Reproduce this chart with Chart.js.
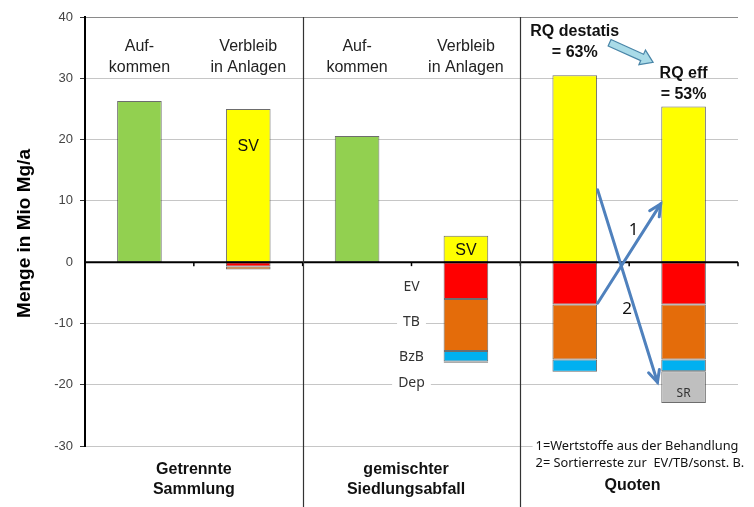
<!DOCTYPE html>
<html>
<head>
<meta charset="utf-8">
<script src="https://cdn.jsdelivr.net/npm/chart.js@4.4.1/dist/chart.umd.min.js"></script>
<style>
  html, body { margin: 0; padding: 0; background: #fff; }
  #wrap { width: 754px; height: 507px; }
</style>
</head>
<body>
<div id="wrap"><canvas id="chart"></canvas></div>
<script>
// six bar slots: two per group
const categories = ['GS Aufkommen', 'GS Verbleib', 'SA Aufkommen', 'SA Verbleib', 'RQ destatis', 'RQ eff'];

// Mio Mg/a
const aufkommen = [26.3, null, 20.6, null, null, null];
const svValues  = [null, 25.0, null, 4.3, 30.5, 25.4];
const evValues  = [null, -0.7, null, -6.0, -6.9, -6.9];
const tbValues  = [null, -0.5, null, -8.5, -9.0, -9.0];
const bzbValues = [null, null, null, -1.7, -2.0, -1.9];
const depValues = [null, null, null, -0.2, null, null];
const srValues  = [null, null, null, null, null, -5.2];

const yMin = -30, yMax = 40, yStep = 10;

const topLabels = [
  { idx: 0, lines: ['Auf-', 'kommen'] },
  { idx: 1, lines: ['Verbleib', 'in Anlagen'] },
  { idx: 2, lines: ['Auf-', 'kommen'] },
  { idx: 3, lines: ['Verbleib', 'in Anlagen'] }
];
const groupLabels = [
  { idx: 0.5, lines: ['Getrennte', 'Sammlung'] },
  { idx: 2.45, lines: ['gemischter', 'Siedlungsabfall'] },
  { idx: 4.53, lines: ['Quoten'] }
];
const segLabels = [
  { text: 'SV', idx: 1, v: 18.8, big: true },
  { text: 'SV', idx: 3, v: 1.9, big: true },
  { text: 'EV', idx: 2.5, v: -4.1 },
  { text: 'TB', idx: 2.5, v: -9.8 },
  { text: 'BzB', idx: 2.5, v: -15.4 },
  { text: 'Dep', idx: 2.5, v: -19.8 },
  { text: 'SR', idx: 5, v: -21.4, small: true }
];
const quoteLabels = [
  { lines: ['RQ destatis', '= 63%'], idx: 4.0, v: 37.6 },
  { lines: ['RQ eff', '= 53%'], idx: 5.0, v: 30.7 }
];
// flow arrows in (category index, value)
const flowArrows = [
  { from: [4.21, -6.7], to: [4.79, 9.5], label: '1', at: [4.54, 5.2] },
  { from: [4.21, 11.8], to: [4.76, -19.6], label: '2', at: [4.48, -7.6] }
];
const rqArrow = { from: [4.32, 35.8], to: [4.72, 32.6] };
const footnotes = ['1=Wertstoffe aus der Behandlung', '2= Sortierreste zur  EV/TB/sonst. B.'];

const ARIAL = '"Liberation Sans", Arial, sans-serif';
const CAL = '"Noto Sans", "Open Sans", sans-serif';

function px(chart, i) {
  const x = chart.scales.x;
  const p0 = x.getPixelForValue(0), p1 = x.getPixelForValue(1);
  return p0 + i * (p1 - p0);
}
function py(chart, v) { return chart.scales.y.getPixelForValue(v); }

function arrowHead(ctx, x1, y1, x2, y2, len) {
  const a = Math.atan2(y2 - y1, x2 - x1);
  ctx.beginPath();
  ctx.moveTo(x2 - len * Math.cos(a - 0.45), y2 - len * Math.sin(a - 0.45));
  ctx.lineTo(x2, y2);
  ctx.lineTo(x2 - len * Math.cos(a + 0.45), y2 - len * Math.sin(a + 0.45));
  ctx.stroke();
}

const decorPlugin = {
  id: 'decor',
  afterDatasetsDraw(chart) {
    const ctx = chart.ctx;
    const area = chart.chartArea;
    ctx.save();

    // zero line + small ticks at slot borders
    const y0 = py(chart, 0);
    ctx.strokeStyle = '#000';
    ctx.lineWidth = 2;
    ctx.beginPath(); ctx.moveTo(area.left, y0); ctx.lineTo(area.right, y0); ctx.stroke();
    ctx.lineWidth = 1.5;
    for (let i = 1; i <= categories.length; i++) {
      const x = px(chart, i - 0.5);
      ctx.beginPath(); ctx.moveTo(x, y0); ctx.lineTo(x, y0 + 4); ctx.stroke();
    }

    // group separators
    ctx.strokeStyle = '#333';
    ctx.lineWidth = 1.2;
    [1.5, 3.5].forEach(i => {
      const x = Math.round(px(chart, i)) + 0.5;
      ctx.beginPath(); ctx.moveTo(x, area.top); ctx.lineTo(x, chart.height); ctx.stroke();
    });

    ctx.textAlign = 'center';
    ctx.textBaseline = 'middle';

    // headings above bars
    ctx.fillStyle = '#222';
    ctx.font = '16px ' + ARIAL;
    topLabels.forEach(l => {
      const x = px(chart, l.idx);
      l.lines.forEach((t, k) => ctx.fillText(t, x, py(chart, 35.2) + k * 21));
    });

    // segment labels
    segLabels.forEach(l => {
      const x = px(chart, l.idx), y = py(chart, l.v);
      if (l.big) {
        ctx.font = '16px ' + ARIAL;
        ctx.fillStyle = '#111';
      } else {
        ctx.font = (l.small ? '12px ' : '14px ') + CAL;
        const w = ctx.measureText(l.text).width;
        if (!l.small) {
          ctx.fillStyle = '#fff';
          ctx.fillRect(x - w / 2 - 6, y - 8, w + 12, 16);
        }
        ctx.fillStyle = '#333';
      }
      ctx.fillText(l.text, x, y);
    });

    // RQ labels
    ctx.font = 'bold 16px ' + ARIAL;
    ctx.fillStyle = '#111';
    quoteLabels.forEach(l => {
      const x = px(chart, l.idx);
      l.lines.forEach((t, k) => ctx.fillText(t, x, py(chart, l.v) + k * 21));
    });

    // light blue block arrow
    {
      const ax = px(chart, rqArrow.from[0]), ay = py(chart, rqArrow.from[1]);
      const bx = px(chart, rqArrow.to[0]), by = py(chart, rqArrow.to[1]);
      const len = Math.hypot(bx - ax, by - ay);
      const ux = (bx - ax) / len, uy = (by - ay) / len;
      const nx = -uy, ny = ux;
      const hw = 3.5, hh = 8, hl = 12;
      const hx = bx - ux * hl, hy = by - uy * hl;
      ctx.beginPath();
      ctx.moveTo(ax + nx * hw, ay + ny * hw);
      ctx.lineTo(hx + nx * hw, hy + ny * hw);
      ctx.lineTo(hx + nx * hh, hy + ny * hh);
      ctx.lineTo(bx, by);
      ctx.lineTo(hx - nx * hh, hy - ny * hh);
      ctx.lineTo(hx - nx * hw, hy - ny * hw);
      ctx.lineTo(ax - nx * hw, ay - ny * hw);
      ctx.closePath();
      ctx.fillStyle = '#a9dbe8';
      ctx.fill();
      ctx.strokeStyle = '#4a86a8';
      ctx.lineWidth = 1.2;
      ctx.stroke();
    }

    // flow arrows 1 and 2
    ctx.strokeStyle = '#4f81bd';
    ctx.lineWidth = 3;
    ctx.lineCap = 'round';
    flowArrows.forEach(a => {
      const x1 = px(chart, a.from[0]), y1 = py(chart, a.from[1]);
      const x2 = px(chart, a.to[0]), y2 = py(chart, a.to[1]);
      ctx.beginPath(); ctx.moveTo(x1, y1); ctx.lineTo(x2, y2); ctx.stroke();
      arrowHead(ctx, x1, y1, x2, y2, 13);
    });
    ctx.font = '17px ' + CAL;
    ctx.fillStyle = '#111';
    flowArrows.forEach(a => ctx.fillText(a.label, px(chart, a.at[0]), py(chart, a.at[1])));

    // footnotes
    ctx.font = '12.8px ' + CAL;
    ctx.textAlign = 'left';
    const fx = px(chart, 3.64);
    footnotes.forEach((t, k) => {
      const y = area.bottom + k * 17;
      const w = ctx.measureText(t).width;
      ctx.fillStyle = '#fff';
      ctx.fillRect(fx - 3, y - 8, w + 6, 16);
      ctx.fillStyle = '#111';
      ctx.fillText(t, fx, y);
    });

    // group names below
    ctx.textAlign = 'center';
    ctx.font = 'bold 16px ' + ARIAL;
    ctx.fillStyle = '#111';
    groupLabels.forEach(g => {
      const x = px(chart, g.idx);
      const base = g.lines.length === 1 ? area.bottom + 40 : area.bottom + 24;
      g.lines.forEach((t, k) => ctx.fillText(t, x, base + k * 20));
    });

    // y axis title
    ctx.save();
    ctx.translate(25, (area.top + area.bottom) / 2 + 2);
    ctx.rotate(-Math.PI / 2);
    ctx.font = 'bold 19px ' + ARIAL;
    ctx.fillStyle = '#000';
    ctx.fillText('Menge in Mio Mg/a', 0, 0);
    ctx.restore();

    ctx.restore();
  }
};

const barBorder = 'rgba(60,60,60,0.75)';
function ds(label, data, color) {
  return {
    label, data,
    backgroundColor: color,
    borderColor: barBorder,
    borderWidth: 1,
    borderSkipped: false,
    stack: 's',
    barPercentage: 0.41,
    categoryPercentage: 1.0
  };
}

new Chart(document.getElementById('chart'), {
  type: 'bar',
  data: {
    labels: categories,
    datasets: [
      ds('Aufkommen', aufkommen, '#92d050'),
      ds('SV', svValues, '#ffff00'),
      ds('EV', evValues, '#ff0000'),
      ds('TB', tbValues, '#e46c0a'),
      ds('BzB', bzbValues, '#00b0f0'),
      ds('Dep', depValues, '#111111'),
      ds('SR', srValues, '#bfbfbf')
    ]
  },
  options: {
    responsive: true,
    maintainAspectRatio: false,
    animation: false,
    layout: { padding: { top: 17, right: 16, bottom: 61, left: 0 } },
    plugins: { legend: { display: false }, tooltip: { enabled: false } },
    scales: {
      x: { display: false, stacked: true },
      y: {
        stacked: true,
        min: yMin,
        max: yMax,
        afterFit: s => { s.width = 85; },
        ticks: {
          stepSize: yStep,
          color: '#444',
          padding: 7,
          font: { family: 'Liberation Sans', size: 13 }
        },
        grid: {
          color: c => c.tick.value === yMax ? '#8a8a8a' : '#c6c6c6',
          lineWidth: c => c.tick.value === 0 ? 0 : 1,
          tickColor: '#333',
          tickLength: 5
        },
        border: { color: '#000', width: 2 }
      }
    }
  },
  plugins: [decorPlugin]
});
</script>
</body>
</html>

#### REQUIREMENT:
Write down every line from the opening of the listing to the line with "const yMin = -30, yMax = 40, yStep = 10;", both included, and nothing else; the pictures are omitted.

#### RESPONSE TO THIS TASK:
Reproduce this chart with Chart.js.
<!DOCTYPE html>
<html>
<head>
<meta charset="utf-8">
<script src="https://cdn.jsdelivr.net/npm/chart.js@4.4.1/dist/chart.umd.min.js"></script>
<style>
  html, body { margin: 0; padding: 0; background: #fff; }
  #wrap { width: 754px; height: 507px; }
</style>
</head>
<body>
<div id="wrap"><canvas id="chart"></canvas></div>
<script>
// six bar slots: two per group
const categories = ['GS Aufkommen', 'GS Verbleib', 'SA Aufkommen', 'SA Verbleib', 'RQ destatis', 'RQ eff'];

// Mio Mg/a
const aufkommen = [26.3, null, 20.6, null, null, null];
const svValues  = [null, 25.0, null, 4.3, 30.5, 25.4];
const evValues  = [null, -0.7, null, -6.0, -6.9, -6.9];
const tbValues  = [null, -0.5, null, -8.5, -9.0, -9.0];
const bzbValues = [null, null, null, -1.7, -2.0, -1.9];
const depValues = [null, null, null, -0.2, null, null];
const srValues  = [null, null, null, null, null, -5.2];

const yMin = -30, yMax = 40, yStep = 10;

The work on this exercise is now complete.